A REVIEW BY CURT J. EVANS:         


MIGNON G. EBERHART – The Glass Slipper. Doubleday Doran & Co., hardcover, 1938. Paperback reprints include: Century #35, 1945 (digest-sized); Popular Library 60-2182, 1965.

MIGNON EBERHART Glass Slipper

   Poor Rue Hatterick. Sure, Rue was the night nurse for beautiful, rich Crystal Hatterick, wife of the brilliant Chicago surgeon Brule Hatterick. Sure, a few months after Crystal’s sudden death Rue married Brule.

   Sure, someone is now writing letters to the police telling them Crystal was poisoned. Sure, Crystal’s former day nurse, who seems to know something about Crystal’s death, suddenly expires while having tea with Rue. Sure, Rue has a bag of potentially lethal medicine in her closet, left over from her nursing days.

   Are those any reasons for the nasty police to suspect sweet and innocent Rue of MURDER?!!

   With the publication of her ninth mystery novel, Fair Warning (1936), Mignon Eberhart hit upon a lucrative mystery recipe that was to last her for over fifty years, with only minor variations.

   Take a young, pretty, nervous, motherless and fatherless girl, plunge her into a triangular love relationship with two men (one usually a husband or husband-to-be), and add a motherly older woman (an aunt or such like), a beautiful, more sophisticated, snotty-bitch female rival, an opulent yet rather shadowy and creepy mansion, a half-dozen or servants, some frightening policemen and a murder or two and you have a delightful, if a bit predictable, souffle a la Mignon.
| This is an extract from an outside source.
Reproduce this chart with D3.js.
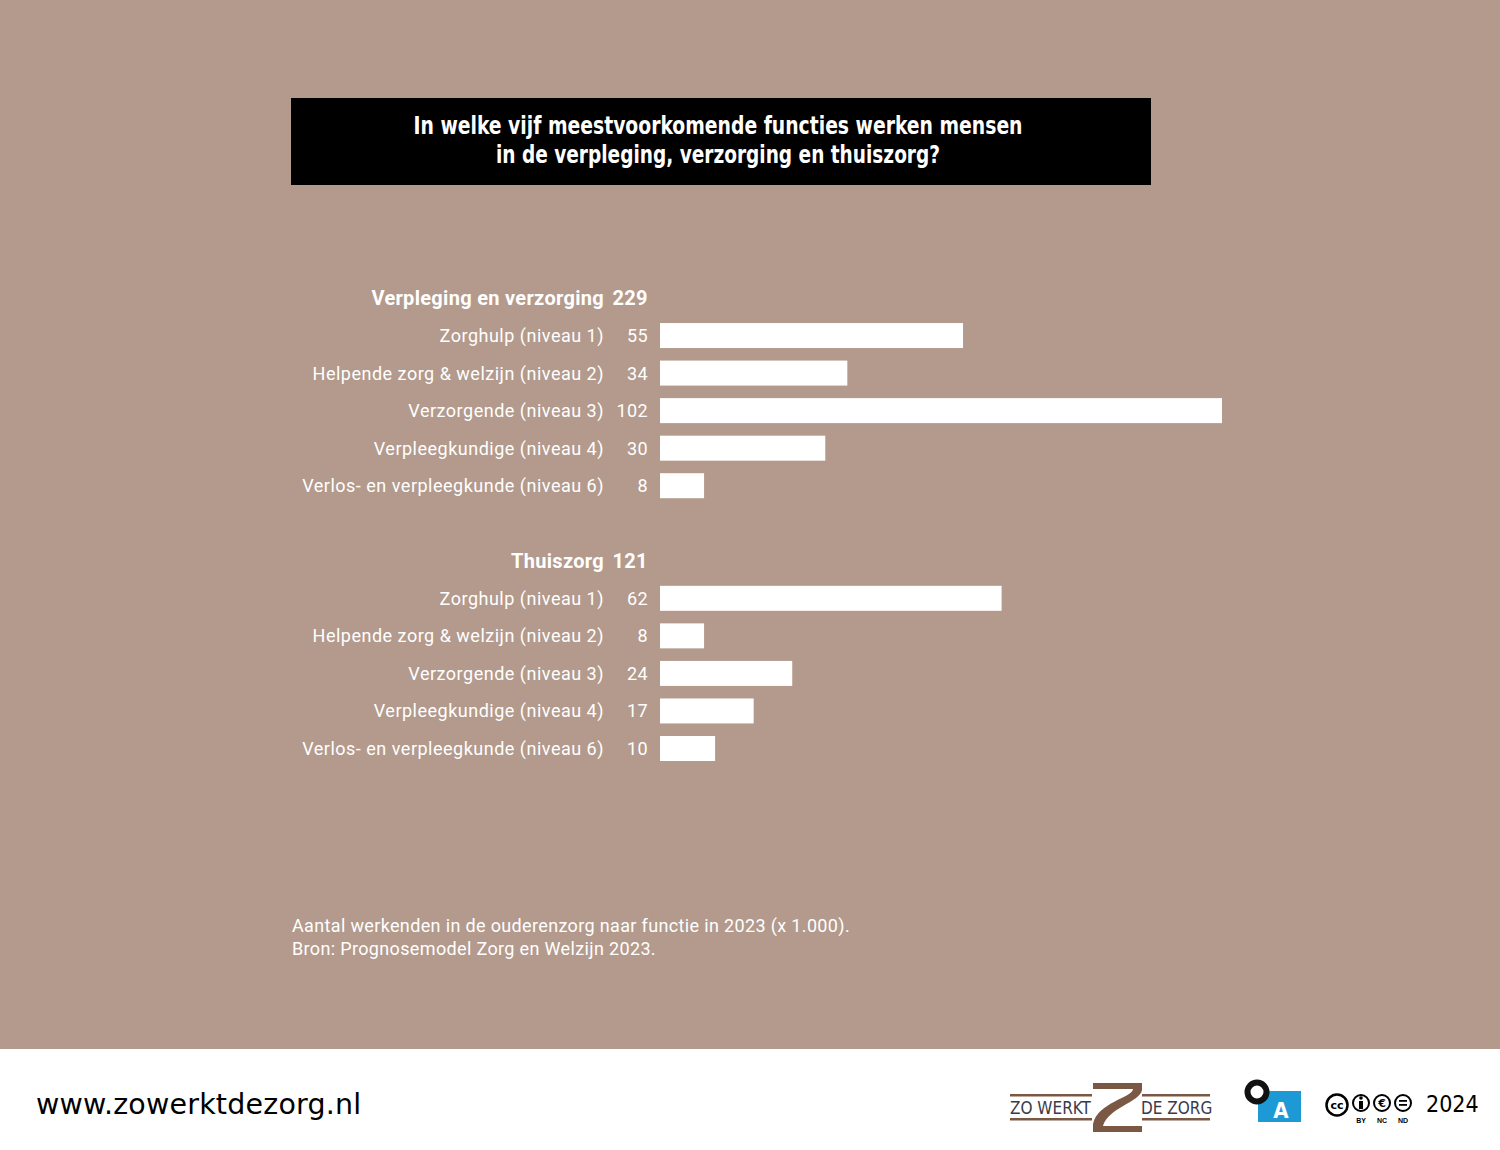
<!DOCTYPE html>
<meta charset="utf-8">
<body style="margin:0">
<script src="https://d3js.org/d3.v7.min.js"></script>
<script>
var groups = ["Verpleging en verzorging", "Thuiszorg"];
var groupTotals = [229, 121];
var functies = ["Zorghulp (niveau 1)", "Helpende zorg & welzijn (niveau 2)", "Verzorgende (niveau 3)",
                "Verpleegkundige (niveau 4)", "Verlos- en verpleegkunde (niveau 6)"];
var verplegingValues = [55, 34, 102, 30, 8];
var thuiszorgValues = [62, 8, 24, 17, 10];
var titleLines = ["In welke vijf meestvoorkomende functies werken mensen",
                  "in de verpleging, verzorging en thuiszorg?"];
var noteLines = ["Aantal werkenden in de ouderenzorg naar functie in 2023 (x 1.000).",
                 "Bron: Prognosemodel Zorg en Welzijn 2023."];

var width = 1500,
    height = 1150;

var svg = d3.select("body").append("svg")
    .attr("width", width)
    .attr("height", height)
    .style("display", "block");

svg.append("rect").attr("width", width).attr("height", 1049).attr("fill", "#b39a8c");
svg.append("rect").attr("y", 1049).attr("width", width).attr("height", height - 1049).attr("fill", "#ffffff");

// title box
svg.append("rect").attr("x", 291).attr("y", 98).attr("width", 860).attr("height", 87).attr("fill", "#000");
var titleWidths = [609, 444];
svg.selectAll(".title").data(titleLines).enter().append("text")
    .attr("x", 718)
    .attr("y", function(d, i) { return 134 + i * 29; })
    .attr("text-anchor", "middle")
    .attr("fill", "#fff")
    .style("font", "bold 25px 'Liberation Sans Narrow', 'DejaVu Sans Condensed', Roboto, sans-serif")
    .text(function(d) { return d; })
    .each(function(d, i) {
        if (this.getComputedTextLength() > titleWidths[i])
            d3.select(this).attr("textLength", titleWidths[i]).attr("lengthAdjust", "spacingAndGlyphs");
    });

// rows: header, 5 items, gap, header, 5 items
var rows = [];
[verplegingValues, thuiszorgValues].forEach(function(vals, g) {
    rows.push({key: "h" + g, type: "header", label: groups[g], value: groupTotals[g]});
    vals.forEach(function(v, i) {
        rows.push({key: g + "-" + i, type: "item", label: functies[i], value: v});
    });
    if (g == 0) rows.push({key: "gap", type: "gap"});
});

var y = d3.scalePoint()
    .domain(rows.map(function(d) { return d.key; }))
    .range([298, 748.5]);

var x = d3.scaleLinear()
    .domain([0, 102])
    .range([660, 1222]);

var labelFont = "18px Roboto, 'Noto Sans', sans-serif";
var labelBold = "bold 20px Roboto, 'Noto Sans', sans-serif";

var data = rows.filter(function(d) { return d.type != "gap"; });

var row = svg.selectAll(".row").data(data).enter().append("g")
    .attr("transform", function(d) { return "translate(0," + y(d.key) + ")"; });

row.append("text")
    .attr("x", 604)
    .attr("dy", "0.36em")
    .attr("text-anchor", "end")
    .attr("fill", "#fff")
    .style("font", function(d) { return d.type == "header" ? labelBold : labelFont; })
    .style("letter-spacing", function(d) { return d.type == "header" ? "0.3px" : "0.5px"; })
    .text(function(d) { return d.label; });

row.append("text")
    .attr("x", 648)
    .attr("dy", "0.36em")
    .attr("text-anchor", "end")
    .attr("fill", "#fff")
    .style("font", function(d) { return d.type == "header" ? labelBold : labelFont; })
    .style("letter-spacing", "0.4px")
    .text(function(d) { return d.value; });

row.filter(function(d) { return d.type == "item"; }).append("rect")
    .attr("x", x(0))
    .attr("y", -12.5)
    .attr("height", 25)
    .attr("width", function(d) { return x(d.value) - x(0); })
    .attr("fill", "#fff");

// footnote
svg.selectAll(".note").data(noteLines).enter().append("text")
    .attr("x", 292)
    .attr("y", function(d, i) { return 932 + i * 23; })
    .attr("fill", "#fff")
    .style("font", "18px Roboto, 'Noto Sans', sans-serif")
    .style("letter-spacing", "0.35px")
    .text(function(d) { return d; });

// footer
svg.append("text")
    .attr("x", 36)
    .attr("y", 1114)
    .attr("fill", "#000")
    .style("font", "28.5px 'DejaVu Sans', sans-serif")
    .style("letter-spacing", "0.2px")
    .text("www.zowerktdezorg.nl");

var brown = "#7b5844";
var logo = svg.append("g");
logo.append("rect").attr("x", 1010).attr("y", 1094).attr("width", 82).attr("height", 2.5).attr("fill", brown);
logo.append("rect").attr("x", 1010).attr("y", 1118).attr("width", 82).attr("height", 2.5).attr("fill", brown);
logo.append("rect").attr("x", 1142).attr("y", 1094).attr("width", 68).attr("height", 2.5).attr("fill", brown);
logo.append("rect").attr("x", 1142).attr("y", 1118).attr("width", 68).attr("height", 2.5).attr("fill", brown);
logo.append("path")
    .attr("d", "M1093,1083H1142V1090C1140,1102 1108,1108 1103,1126H1142V1132H1093V1124C1098,1102 1132,1098 1133,1089H1093Z")
    .attr("fill", brown);
logo.append("text").attr("x", 1010).attr("y", 1114).attr("fill", "#3a3a4a")
    .style("font", "17px 'DejaVu Sans Condensed', sans-serif").text("ZO WERKT");
logo.append("text").attr("x", 1141).attr("y", 1114).attr("fill", "#3a3a4a")
    .style("font", "17px 'DejaVu Sans Condensed', sans-serif").text("DE ZORG");

var oa = svg.append("g");
oa.append("rect").attr("x", 1258).attr("y", 1091).attr("width", 43).attr("height", 31).attr("fill", "#1d9ad6");
oa.append("circle").attr("cx", 1257).attr("cy", 1092).attr("r", 9.5).attr("fill", "#fff")
    .attr("stroke", "#111").attr("stroke-width", 6);
oa.append("text").attr("x", 1281).attr("y", 1118).attr("text-anchor", "middle").attr("fill", "#fff")
    .style("font", "bold 22px 'DejaVu Sans Condensed', sans-serif").text("A");

var cc = svg.append("g");
cc.append("circle").attr("cx", 1337).attr("cy", 1105).attr("r", 10.5).attr("fill", "#fff").attr("stroke", "#000").attr("stroke-width", 2.5);
cc.append("text").attr("x", 1337).attr("y", 1109).attr("text-anchor", "middle")
    .style("font", "bold 11px 'DejaVu Sans', sans-serif").text("cc");
[1361, 1382, 1403].forEach(function(cx, i) {
    cc.append("circle").attr("cx", cx).attr("cy", 1103).attr("r", 8).attr("fill", "#fff").attr("stroke", "#000").attr("stroke-width", 2);
    cc.append("text").attr("x", cx).attr("y", 1123).attr("text-anchor", "middle")
        .style("font", "bold 7px 'Liberation Sans', sans-serif").text(["BY", "NC", "ND"][i]);
});
cc.append("circle").attr("cx", 1361).attr("cy", 1098).attr("r", 1.8).attr("fill", "#000");
cc.append("rect").attr("x", 1359).attr("y", 1101).attr("width", 4).attr("height", 8).attr("fill", "#000");
cc.append("text").attr("x", 1382).attr("y", 1107).attr("text-anchor", "middle")
    .style("font", "bold 11px 'DejaVu Sans', sans-serif").text("€");
cc.append("rect").attr("x", 1399).attr("y", 1100).attr("width", 8).attr("height", 1.8).attr("fill", "#000");
cc.append("rect").attr("x", 1399).attr("y", 1104).attr("width", 8).attr("height", 1.8).attr("fill", "#000");

svg.append("text").attr("x", 1426).attr("y", 1112).attr("fill", "#000")
    .style("font", "23px 'DejaVu Sans Condensed', sans-serif").text("2024");
</script>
   By The Glass Slipper, Eberhart’s third mystery novel after Fair Warning, the taste indeed has become familiar, but the dish still goes down lightly and smoothly. It’s an enjoyable enough read, with a teasing bit of the bizarre that is something out of Ellery Queen or John Dickson Carr (the murder victims all have hands that have turned green).

   But there’s really no way for the reader fairly to deduce the criminal (though s/he may guess it on GA mystery aesthetic principles), unlike with some of Eberhart’s earlier books. So only a B for this one.